### Stated problem
Transcribe all of the material exactly, except for its pictures.

### Data segment

+---+

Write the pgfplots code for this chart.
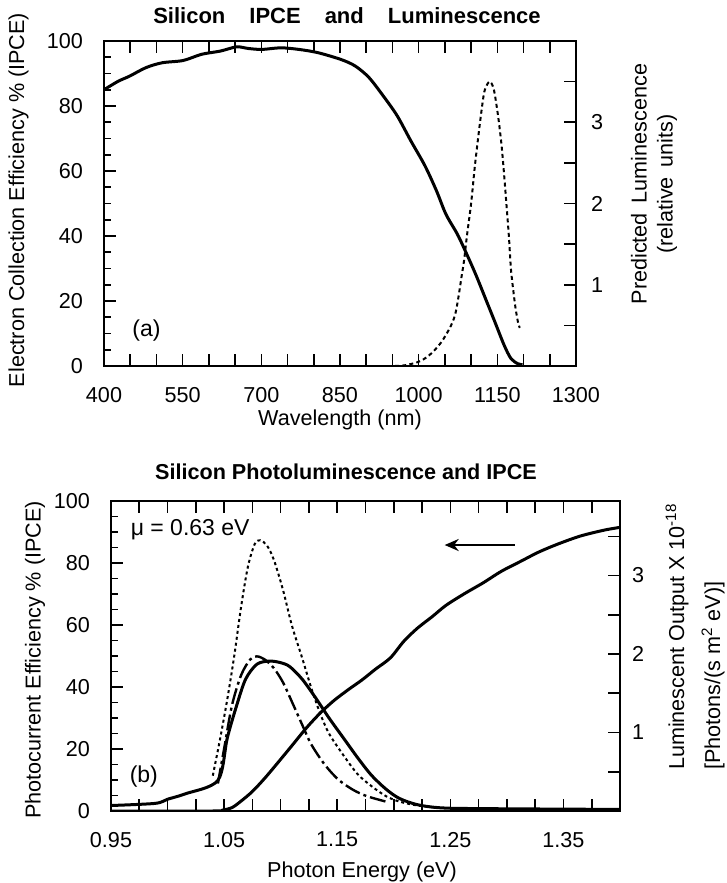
\documentclass[border=0pt]{standalone}
\usepackage{fontspec}
\setmainfont{Liberation Sans}
\usepackage{pgfplots}
\pgfplotsset{compat=1.18}
\usetikzlibrary{arrows.meta}
\newcommand\fsz{\fontsize{10.8bp}{13bp}\selectfont}
\newcommand\tsz{\fontsize{11bp}{13bp}\selectfont\bfseries}
\pgfplotsset{
  base/.style={
    scale only axis, anchor=south west,
    axis line style={line width=1bp},
    tick style={line width=0.8bp, black},
    major tick length=6bp, minor tick length=3.5bp,
    tick align=inside,
    tick label style={font=\fsz},
    xticklabel style={yshift=-7bp},
  },
  topax/.style={base, at={(52bp,258.5bp)}, width=236bp, height=162.5bp, xmin=400, xmax=1300},
  botax/.style={base, at={(55.5bp,36bp)}, width=254.5bp, height=155bp, xmin=0.95, xmax=1.40},
}
\begin{document}
\begin{tikzpicture}
\useasboundingbox (0,0) rectangle (363.5bp,441.5bp);
% ---------------- top panel ----------------
\begin{axis}[topax, ymin=0, ymax=100,
  xtick={400,450,...,1300}, xticklabels={400,,,550,,,700,,,850,,,1000,,,1150,,,1300},
  xtick pos=both,
  ytick={0,20,40,60,80,100}, yticklabels={0,20,40,60,80,100}, minor y tick num=3, ytick pos=left,
  yticklabel style={xshift=-7bp}]
\addplot[black, line width=1.5bp, smooth] coordinates {
(400,85) (427,87.6) (449,89.2) (480,91.8) (511,93.3) (551,94.0) (586,95.9) (622,96.9)
(653,98.2) (675,97.7) (701,97.4) (737,97.9) (772,97.4) (808,96.4) (852,94.3) (879,92.3)
(905,88.8) (932,83.2) (959,77.0) (985,69.3) (1012,61.6) (1034,53.9) (1052,46.7) (1074,40.5)
(1092,34.3) (1109,28.1) (1127,20.9) (1145,13.7) (1163,6.4) (1176,2.3) (1189,0.7) (1198,0.4)};
\node[font=\fontsize{11.5bp}{13bp}\selectfont] at (axis cs:481,11) {(a)};
\end{axis}
\begin{axis}[topax, ymin=0, ymax=4, hide x axis,
  ytick={0.5,1,1.5,2,2.5,3,3.5}, yticklabels={,1,,2,,3,}, ytick pos=right, yticklabel pos=right,
  yticklabel style={xshift=4bp}]
\addplot[black, line width=1bp, dash pattern=on 2bp off 1.6bp, smooth] coordinates {
(955,0.0) (975,0.01) (1003,0.06) (1025,0.16) (1047,0.33) (1069,0.62) (1083,1.15) (1087,1.32)
(1092,1.6) (1100,2.0) (1107,2.45) (1114,2.84) (1120,3.15) (1125,3.37) (1131,3.47) (1136,3.50)
(1141,3.45) (1145,3.35) (1152,3.05) (1158,2.72) (1163,2.35) (1167,2.02) (1172,1.6) (1176,1.19)
(1181,0.9) (1185,0.70) (1190,0.52) (1193,0.47)};
\end{axis}
\node[font=\tsz] at (173.5bp,433.5bp) {Silicon\hspace{12bp}IPCE\hspace{12bp}and\hspace{12bp}Luminescence};
\node[font=\fsz, rotate=90] at (9.25bp,341.5bp) {Electron Collection Efficiency \% (IPCE)};
\node[font=\fsz, rotate=90, align=center] at (327bp,349.5bp) {Predicted\hspace{5bp}Luminescence\\(relative\hspace{5bp}units)};
\node[font=\fsz] at (170bp,231.5bp) {Wavelength (nm)};
% ---------------- bottom panel ----------------
\begin{axis}[botax, ymin=0, ymax=100,
  xtick={0.95,0.975,1.0,1.025,1.05,1.075,1.1,1.125,1.15,1.175,1.2,1.225,1.25,1.275,1.3,1.325,1.35,1.375,1.4},
  xticklabels={0.95,,,,1.05,,,,1.15,,,,1.25,,,,1.35,,},
  xtick pos=both,
  ytick={0,20,40,60,80,100}, yticklabels={0,20,40,60,80,100}, minor y tick num=3, ytick pos=left,
  yticklabel style={xshift=-7bp}]
\addplot[black, line width=1.5bp, smooth] coordinates {
(0.95,0) (1.04,0) (1.0486,0.3) (1.057,1.1) (1.065,3.2) (1.075,6.3) (1.086,10.6) (1.098,15.8)
(1.110,21.1) (1.123,26.9) (1.135,31.6) (1.147,35.6) (1.160,39.2) (1.172,42.3) (1.184,45.8)
(1.197,49.4) (1.209,54.8) (1.221,59.0) (1.234,62.7) (1.246,66.3) (1.262,70.0) (1.279,73.6)
(1.295,77.3) (1.312,80.5) (1.328,83.5) (1.345,86.1) (1.365,88.7) (1.386,90.6) (1.40,91.5)};
\node[font=\fontsize{11.5bp}{13bp}\selectfont] at (axis cs:0.979,11) {(b)};
\node[font=\fontsize{11.5bp}{13bp}\selectfont] at (axis cs:1.02,90.6) {μ = 0.63 eV};
\draw[line width=1.2bp, -{Stealth[length=7bp,width=6bp]}] (axis cs:1.307,85.8) -- (axis cs:1.245,85.8);
\end{axis}
\begin{axis}[botax, ymin=0, ymax=3.95, hide x axis,
  ytick={0.5,1,1.5,2,2.5,3,3.5}, yticklabels={,1,,2,,3,}, ytick pos=right, yticklabel pos=right,
  yticklabel style={xshift=2.5bp}]
% solid luminescence
\addplot[black, line width=1.5bp, smooth] coordinates {
(0.95,0.07) (0.989,0.097) (1.0,0.15) (1.016,0.22) (1.0445,0.39) (1.0528,0.93) (1.061,1.34)
(1.069,1.68) (1.079,1.87) (1.090,1.91) (1.100,1.89) (1.108,1.84) (1.119,1.68) (1.131,1.44)
(1.143,1.18) (1.156,0.92) (1.168,0.68) (1.180,0.46) (1.193,0.28) (1.205,0.16) (1.221,0.08)
(1.242,0.04) (1.28,0.03) (1.40,0.02)};
% dotted
\addplot[black, line width=1bp, dash pattern=on 1.5bp off 1.5bp, smooth] coordinates {
(1.040,0.45) (1.0466,0.93) (1.053,1.44) (1.059,1.98) (1.065,2.60) (1.071,3.11) (1.077,3.40)
(1.082,3.45) (1.088,3.38) (1.094,3.20) (1.102,2.82) (1.110,2.36) (1.119,1.95) (1.127,1.57)
(1.135,1.24) (1.143,0.98) (1.156,0.70) (1.168,0.47) (1.180,0.32) (1.193,0.19) (1.205,0.12)
(1.221,0.07) (1.242,0.04) (1.27,0.03)};
% dash-dot
\addplot[black, line width=1.2bp, dash pattern=on 8bp off 2bp on 1.5bp off 2bp, smooth] coordinates {
(1.0445,0.35) (1.0507,0.85) (1.057,1.35) (1.065,1.73) (1.073,1.93) (1.079,1.97) (1.086,1.93)
(1.094,1.82) (1.102,1.64) (1.110,1.39) (1.119,1.10) (1.127,0.85) (1.139,0.59) (1.151,0.40)
(1.164,0.27) (1.176,0.19) (1.193,0.12)};
\end{axis}
\node[font=\fontsize{10.8bp}{13bp}\selectfont\bfseries] at (173bp,205.5bp) {Silicon Photoluminescence and IPCE};
\node[font=\fsz, rotate=90] at (17.5bp,111.5bp) {Photocurrent Efficiency \% (IPCE)};
\node[font=\fsz, rotate=90, anchor=west] at (338.5bp,53bp) {Luminescent Output X 10\textsuperscript{-18}};
\node[font=\fsz, rotate=90, anchor=west] at (356.5bp,53bp) {[Photons/(s m\textsuperscript{2} eV)]};
\node[font=\fsz] at (181bp,5.5bp) {Photon Energy (eV)};
\end{tikzpicture}
\end{document}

+---+

### Response to the exercise
Write the pgfplots code for this chart.
\documentclass[border=0pt]{standalone}
\usepackage{fontspec}
\setmainfont{Liberation Sans}
\usepackage{pgfplots}
\pgfplotsset{compat=1.18}
\usetikzlibrary{arrows.meta}
\newcommand\fsz{\fontsize{10.8bp}{13bp}\selectfont}
\newcommand\tsz{\fontsize{11bp}{13bp}\selectfont\bfseries}
\pgfplotsset{
  base/.style={
    scale only axis, anchor=south west,
    axis line style={line width=1bp},
    tick style={line width=0.8bp, black},
    major tick length=6bp, minor tick length=3.5bp,
    tick align=inside,
    tick label style={font=\fsz},
    xticklabel style={yshift=-7bp},
  },
  topax/.style={base, at={(52bp,258.5bp)}, width=236bp, height=162.5bp, xmin=400, xmax=1300},
  botax/.style={base, at={(55.5bp,36bp)}, width=254.5bp, height=155bp, xmin=0.95, xmax=1.40},
}
\begin{document}
\begin{tikzpicture}
\useasboundingbox (0,0) rectangle (363.5bp,441.5bp);
% ---------------- top panel ----------------
\begin{axis}[topax, ymin=0, ymax=100,
  xtick={400,450,...,1300}, xticklabels={400,,,550,,,700,,,850,,,1000,,,1150,,,1300},
  xtick pos=both,
  ytick={0,20,40,60,80,100}, yticklabels={0,20,40,60,80,100}, minor y tick num=3, ytick pos=left,
  yticklabel style={xshift=-7bp}]
\addplot[black, line width=1.5bp, smooth] coordinates {
(400,85) (427,87.6) (449,89.2) (480,91.8) (511,93.3) (551,94.0) (586,95.9) (622,96.9)
(653,98.2) (675,97.7) (701,97.4) (737,97.9) (772,97.4) (808,96.4) (852,94.3) (879,92.3)
(905,88.8) (932,83.2) (959,77.0) (985,69.3) (1012,61.6) (1034,53.9) (1052,46.7) (1074,40.5)
(1092,34.3) (1109,28.1) (1127,20.9) (1145,13.7) (1163,6.4) (1176,2.3) (1189,0.7) (1198,0.4)};
\node[font=\fontsize{11.5bp}{13bp}\selectfont] at (axis cs:481,11) {(a)};
\end{axis}
\begin{axis}[topax, ymin=0, ymax=4, hide x axis,
  ytick={0.5,1,1.5,2,2.5,3,3.5}, yticklabels={,1,,2,,3,}, ytick pos=right, yticklabel pos=right,
  yticklabel style={xshift=4bp}]
\addplot[black, line width=1bp, dash pattern=on 2bp off 1.6bp, smooth] coordinates {
(955,0.0) (975,0.01) (1003,0.06) (1025,0.16) (1047,0.33) (1069,0.62) (1083,1.15) (1087,1.32)
(1092,1.6) (1100,2.0) (1107,2.45) (1114,2.84) (1120,3.15) (1125,3.37) (1131,3.47) (1136,3.50)
(1141,3.45) (1145,3.35) (1152,3.05) (1158,2.72) (1163,2.35) (1167,2.02) (1172,1.6) (1176,1.19)
(1181,0.9) (1185,0.70) (1190,0.52) (1193,0.47)};
\end{axis}
\node[font=\tsz] at (173.5bp,433.5bp) {Silicon\hspace{12bp}IPCE\hspace{12bp}and\hspace{12bp}Luminescence};
\node[font=\fsz, rotate=90] at (9.25bp,341.5bp) {Electron Collection Efficiency \% (IPCE)};
\node[font=\fsz, rotate=90, align=center] at (327bp,349.5bp) {Predicted\hspace{5bp}Luminescence\\(relative\hspace{5bp}units)};
\node[font=\fsz] at (170bp,231.5bp) {Wavelength (nm)};
% ---------------- bottom panel ----------------
\begin{axis}[botax, ymin=0, ymax=100,
  xtick={0.95,0.975,1.0,1.025,1.05,1.075,1.1,1.125,1.15,1.175,1.2,1.225,1.25,1.275,1.3,1.325,1.35,1.375,1.4},
  xticklabels={0.95,,,,1.05,,,,1.15,,,,1.25,,,,1.35,,},
  xtick pos=both,
  ytick={0,20,40,60,80,100}, yticklabels={0,20,40,60,80,100}, minor y tick num=3, ytick pos=left,
  yticklabel style={xshift=-7bp}]
\addplot[black, line width=1.5bp, smooth] coordinates {
(0.95,0) (1.04,0) (1.0486,0.3) (1.057,1.1) (1.065,3.2) (1.075,6.3) (1.086,10.6) (1.098,15.8)
(1.110,21.1) (1.123,26.9) (1.135,31.6) (1.147,35.6) (1.160,39.2) (1.172,42.3) (1.184,45.8)
(1.197,49.4) (1.209,54.8) (1.221,59.0) (1.234,62.7) (1.246,66.3) (1.262,70.0) (1.279,73.6)
(1.295,77.3) (1.312,80.5) (1.328,83.5) (1.345,86.1) (1.365,88.7) (1.386,90.6) (1.40,91.5)};
\node[font=\fontsize{11.5bp}{13bp}\selectfont] at (axis cs:0.979,11) {(b)};
\node[font=\fontsize{11.5bp}{13bp}\selectfont] at (axis cs:1.02,90.6) {μ = 0.63 eV};
\draw[line width=1.2bp, -{Stealth[length=7bp,width=6bp]}] (axis cs:1.307,85.8) -- (axis cs:1.245,85.8);
\end{axis}
\begin{axis}[botax, ymin=0, ymax=3.95, hide x axis,
  ytick={0.5,1,1.5,2,2.5,3,3.5}, yticklabels={,1,,2,,3,}, ytick pos=right, yticklabel pos=right,
  yticklabel style={xshift=2.5bp}]
% solid luminescence
\addplot[black, line width=1.5bp, smooth] coordinates {
(0.95,0.07) (0.989,0.097) (1.0,0.15) (1.016,0.22) (1.0445,0.39) (1.0528,0.93) (1.061,1.34)
(1.069,1.68) (1.079,1.87) (1.090,1.91) (1.100,1.89) (1.108,1.84) (1.119,1.68) (1.131,1.44)
(1.143,1.18) (1.156,0.92) (1.168,0.68) (1.180,0.46) (1.193,0.28) (1.205,0.16) (1.221,0.08)
(1.242,0.04) (1.28,0.03) (1.40,0.02)};
% dotted
\addplot[black, line width=1bp, dash pattern=on 1.5bp off 1.5bp, smooth] coordinates {
(1.040,0.45) (1.0466,0.93) (1.053,1.44) (1.059,1.98) (1.065,2.60) (1.071,3.11) (1.077,3.40)
(1.082,3.45) (1.088,3.38) (1.094,3.20) (1.102,2.82) (1.110,2.36) (1.119,1.95) (1.127,1.57)
(1.135,1.24) (1.143,0.98) (1.156,0.70) (1.168,0.47) (1.180,0.32) (1.193,0.19) (1.205,0.12)
(1.221,0.07) (1.242,0.04) (1.27,0.03)};
% dash-dot
\addplot[black, line width=1.2bp, dash pattern=on 8bp off 2bp on 1.5bp off 2bp, smooth] coordinates {
(1.0445,0.35) (1.0507,0.85) (1.057,1.35) (1.065,1.73) (1.073,1.93) (1.079,1.97) (1.086,1.93)
(1.094,1.82) (1.102,1.64) (1.110,1.39) (1.119,1.10) (1.127,0.85) (1.139,0.59) (1.151,0.40)
(1.164,0.27) (1.176,0.19) (1.193,0.12)};
\end{axis}
\node[font=\fontsize{10.8bp}{13bp}\selectfont\bfseries] at (173bp,205.5bp) {Silicon Photoluminescence and IPCE};
\node[font=\fsz, rotate=90] at (17.5bp,111.5bp) {Photocurrent Efficiency \% (IPCE)};
\node[font=\fsz, rotate=90, anchor=west] at (338.5bp,53bp) {Luminescent Output X 10\textsuperscript{-18}};
\node[font=\fsz, rotate=90, anchor=west] at (356.5bp,53bp) {[Photons/(s m\textsuperscript{2} eV)]};
\node[font=\fsz] at (181bp,5.5bp) {Photon Energy (eV)};
\end{tikzpicture}
\end{document}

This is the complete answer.